Terrorists, though they often adopt the pose, are nobody's saviors,
nobody's freedom fighters. They are, however, experts at manipulating
real injustice for their ends. If it turns out that bin Laden is
responsible for the attacks, we will have to look at him for what
he is: a figure of diabolical fanaticism, yes, but also the warped
and twisted progeny of all of these unintended consequences of wars
past and presenta Frankenstein of collateral damage.
For terrorists, collateral damage isn't a threat, it is fuel:
It creates terrorists, feeds them and sustains them. It's something
to remember as we rush to leave fresh new trails of collateral damage
around the world. In Afghanistan, an indiscriminate attack would
create yet another country filled with desperate people who needed
help to overthrow a brutal dictatorship but suffered further misery
instead. In Pakistan, the U.S. presence would be taken by many as
an imperial and religious slight, potentially ripping the country
apart. In the Occupied Territories, Israeli forces seized the moment
to step up attacks they wouldn't have attempted two weeks ago.
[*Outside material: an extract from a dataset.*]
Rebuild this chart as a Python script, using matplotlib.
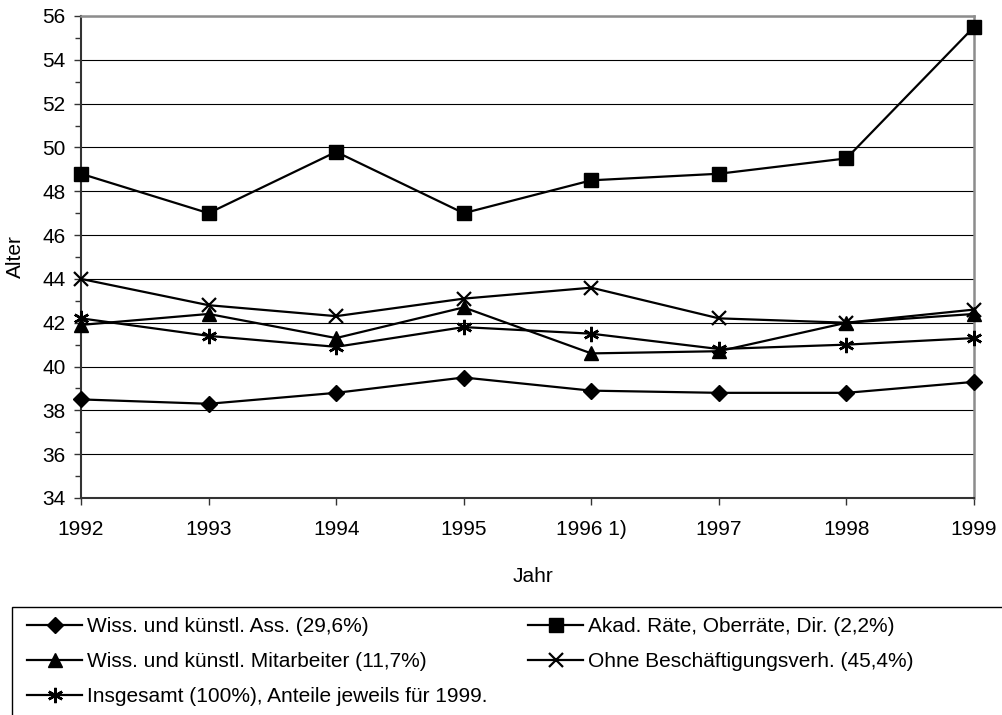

In
our own backyards, the mood of vengeance, so little informed by
fact, is giving license to rampant racist attacks.
Are we ready for some more collateral damage, or should we first
start facing up to the damage already done?
Many of us, myself included, have felt little but rage and sorrow
since September 11. But if our leaders are really following us,
we have a responsibility to no longer act on emotion alone. If our
leaders are following us, we have to lead.